Algo tan inesperado como Elvira Lindo (2ª parte)



«Siempre temo no ir al fondo de un oficio o de mis aficiones, sobrevolar por todos ellos por pereza o por miedo al verdadero compromiso o a no valer realmente para nada.»
Elvira Lindo, Noches sin dormir (Último invierno en Nueva York)


Lo que me queda por vivir es una novela de corte intimista en la que una madre reconstruye la encrucijada de azares, no exenta de zonas oscuras y de remordimientos, en la que se ha convertido su vida. A la naturalidad y a la amenidad de su prosa, dos de los atributos que Elvira Lindo ha conseguido convertir en una especie de sello personal, se les une la complejidad existencial y la profundidad psicológica con las que consigue retratar a sus personajes, un aspecto de su obra que no conocía hasta este momento.

Además de su prodigiosa capacidad para introducir rasgos de humor que suavizan los aspectos más trágicos o más sórdidos de la narración, otra de las virtudes de su estilo es la facilidad que tiene para insertar diálogos atractivos y veloces en medio de la trama, una habilidad seguramente adquirida y afinada gracias a su labor como guionista de cine.

Junto con su admirable destreza para describir no solo las profundidades abismales del alma humana, con sus luces y sus sombras, resulta envidiable su maestría para reconstruir el ambiente de una época -en este caso, el Madrid de los ochenta: el del distanciamiento del franquismo, el del ascenso laboral de la clase media, el de la “Movida” y también el de la droga-, que describe con la pincelada fina de un paisajista, adornado con todo lujo de detalles, con abundantes apuntes sociológicos.

Al hilo de la lectura de esta novela, me he preguntado sobre la escasa o nula importancia que suele concederse al universo femenino en el ámbito de la literatura, algo que no suele nombrarse en los suplementos culturales si no es para pasar tangencialmente por él, en el mejor de los casos, o para tratarlo en un tono de desconsideración o directamente de menosprecio, en el peor de ellos.

Tengo para mí que la crítica literaria sigue teniendo -para su propia depauperación- fuertes prejuicios patriarcales demasiados arraigados en el seno de nuestra sociedad; que de forma muy escasa e inusual se valora convenientemente la literatura escrita por mujeres; y que no se llega a reconocer lo suficiente los logros de nuestras escritoras más importantes, al menos no con la rotundidad y la insistencia con la que suele hacerse con sus homólogos masculinos.

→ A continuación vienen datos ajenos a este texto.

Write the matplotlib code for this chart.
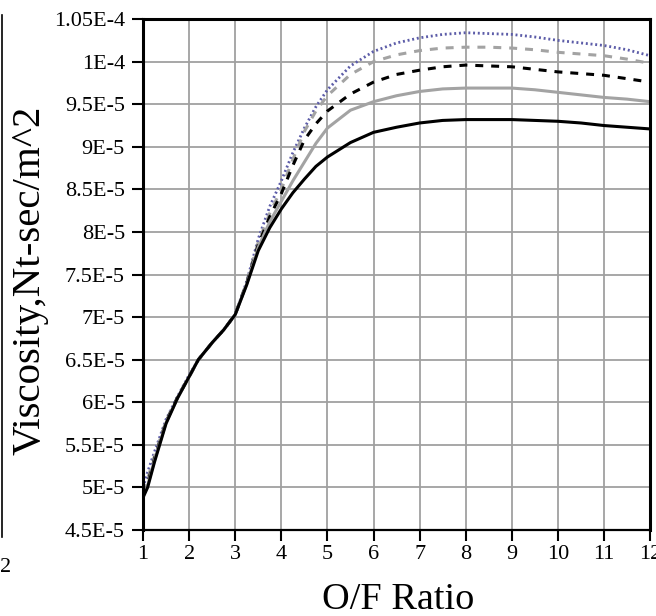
import matplotlib
matplotlib.use('Agg')
import matplotlib.pyplot as plt
from matplotlib.lines import Line2D

plt.rcParams['font.family'] = ['Liberation Serif', 'DejaVu Serif']

# O/F ratio samples and viscosity (x 1e-5 Nt-sec/m^2)
of_ratio = [1, 1.1, 1.25, 1.5, 1.75, 2, 2.2, 2.5, 2.75, 3, 3.25, 3.5, 3.75, 4, 4.25, 4.5,
            4.75, 5, 5.5, 6, 6.5, 7, 7.5, 8, 8.5, 9, 9.5, 10, 10.5, 11, 11.5, 12]

black_solid = [4.88, 5.0, 5.3, 5.75, 6.05, 6.3, 6.5, 6.7, 6.85, 7.03, 7.38, 7.78, 8.05, 8.27, 8.46, 8.62,
               8.77, 8.88, 9.05, 9.17, 9.23, 9.28, 9.31, 9.32, 9.32, 9.32, 9.31, 9.30, 9.28, 9.25, 9.23, 9.21]
gray_solid = [4.9, 5.02, 5.32, 5.76, 6.05, 6.3, 6.5, 6.7, 6.85, 7.03, 7.39, 7.82, 8.12, 8.36, 8.6, 8.82,
              9.04, 9.22, 9.43, 9.53, 9.6, 9.65, 9.68, 9.69, 9.69, 9.69, 9.67, 9.64, 9.61, 9.58, 9.56, 9.53]
black_dashed = [4.92, 5.05, 5.34, 5.77, 6.06, 6.3, 6.5, 6.7, 6.85, 7.03, 7.4, 7.85, 8.18, 8.45, 8.78, 9.08,
                9.27, 9.42, 9.62, 9.76, 9.85, 9.9, 9.94, 9.96, 9.95, 9.94, 9.91, 9.88, 9.86, 9.84, 9.8, 9.76]
gray_dashed = [4.95, 5.1, 5.37, 5.78, 6.06, 6.3, 6.5, 6.7, 6.85, 7.03, 7.41, 7.88, 8.22, 8.5, 8.85, 9.18,
               9.42, 9.6, 9.85, 10.0, 10.08, 10.13, 10.16, 10.17, 10.17, 10.16, 10.14, 10.11, 10.09, 10.07, 10.03, 9.98]
blue_dotted = [5.0, 5.18, 5.42, 5.8, 6.07, 6.32, 6.5, 6.7, 6.85, 7.03, 7.42, 7.92, 8.3, 8.6, 8.93, 9.22,
               9.47, 9.67, 9.95, 10.12, 10.22, 10.28, 10.32, 10.34, 10.33, 10.32, 10.29, 10.25, 10.22, 10.19, 10.14, 10.07]

x_ticks = list(range(1, 13))
y_ticks = [4.5e-5, 5e-5, 5.5e-5, 6e-5, 6.5e-5, 7e-5, 7.5e-5, 8e-5, 8.5e-5, 9e-5, 9.5e-5, 1e-4, 1.05e-4]
y_labels = ['4.5E-5', '5E-5', '5.5E-5', '6E-5', '6.5E-5', '7E-5', '7.5E-5', '8E-5', '8.5E-5',
            '9E-5', '9.5E-5', '1E-4', '1.05E-4']


def scaled(vals):
    return [v * 1e-5 for v in vals]


fig = plt.figure(figsize=(6.56, 6.16), dpi=100)
ax = fig.add_axes([0.218, 0.1396, 0.773, 0.8294])

ax.plot(of_ratio, scaled(blue_dotted), color='#5c5ca8', lw=2.0, linestyle=(0, (0.7, 1.0)))
ax.plot(of_ratio, scaled(gray_dashed), color='#a3a3a3', lw=2.2, dashes=(2.6, 2.6))
ax.plot(of_ratio, scaled(black_dashed), color='black', lw=2.2, dashes=(2.6, 2.6))
ax.plot(of_ratio, scaled(gray_solid), color='#a3a3a3', lw=2.2)
ax.plot(of_ratio, scaled(black_solid), color='black', lw=2.2)

ax.set_xlim(1, 12)
ax.set_ylim(4.5e-5, 1.05e-4)
ax.set_xticks(x_ticks)
ax.set_yticks(y_ticks)
ax.set_yticklabels(y_labels)
ax.grid(True, color='#a0a0a0', lw=1.3)
ax.set_axisbelow(True)
ax.tick_params(direction='out', length=8, width=1.5, labelsize=16, pad=3, colors='black')
ax.tick_params(axis='y', pad=5)
for side in ['left', 'top', 'right']:
    ax.spines[side].set_linewidth(2.2)
ax.spines['bottom'].set_linewidth(1.6)

fig.text(398 / 656, 1 - 600 / 616, 'O/F Ratio', fontsize=27.5, ha='center', va='center')
fig.text(30 / 656, 1 - 280 / 616, 'Viscosity,Nt-sec/m^2', fontsize=29.5, rotation=90,
         ha='center', va='center')

# remnant of neighbouring chart at the left edge
fig.add_artist(Line2D([2 / 656, 2 / 656], [1 - 15 / 616, 1 - 537 / 616], color='black', lw=1.2))
fig.text(6 / 656, 1 - 567 / 616, '2', fontsize=16, ha='center', va='center')

fig.savefig('out.png', dpi=100)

En el caso particular de Elvira Lindo, creo que a la circunstancia azarosa de ser una mujer en medio de un ambiente que todavía arrastra pesados sesgos machistas, se le une la confluencia de otras consideraciones que probablemente hayan perjudicado su valoración como una de las escritoras más originales en la actualidad y, por ende, le hayan escamoteado el lugar que le corresponde por derecho propio en el panorama narrativo.

Me estoy refiriendo a aspectos de su amplia trayectoria profesional, que -ay, casualidades de la vida- suelen ser considerados tradicionalmente como poco “serios” por el establishment literario, como por ejemplo su trabajo como locutora de radio durante muchos años, sus colaboraciones en el ámbito del cine como guionista de películas y, sobre todo, su enorme éxito comercial y de público gracias a la creación de ese personaje infantil llamado Manolito Gafotas. Eso por no mencionar lo que debe suponer ser la esposa de un escritor de la talla de Antonio Muñoz Molina, en una sociedad como la nuestra, con esa tendencia tan acusada a los prejuicios gratuitos.

Aspectos que podrían parecer más bien sutiles y aparentemente inocuos, nombrados como algo circunstancial o anecdótico, en muchas ocasiones casi como algo periférico, pero que sumados todos a la vez, es de temer que sean más determinantes a la hora de ponderar la calidad de su obra literaria que aquellos que realmente son los que se deberían tener en cuenta. Algo que resulta una injustificable falta y un agravio imperdonable.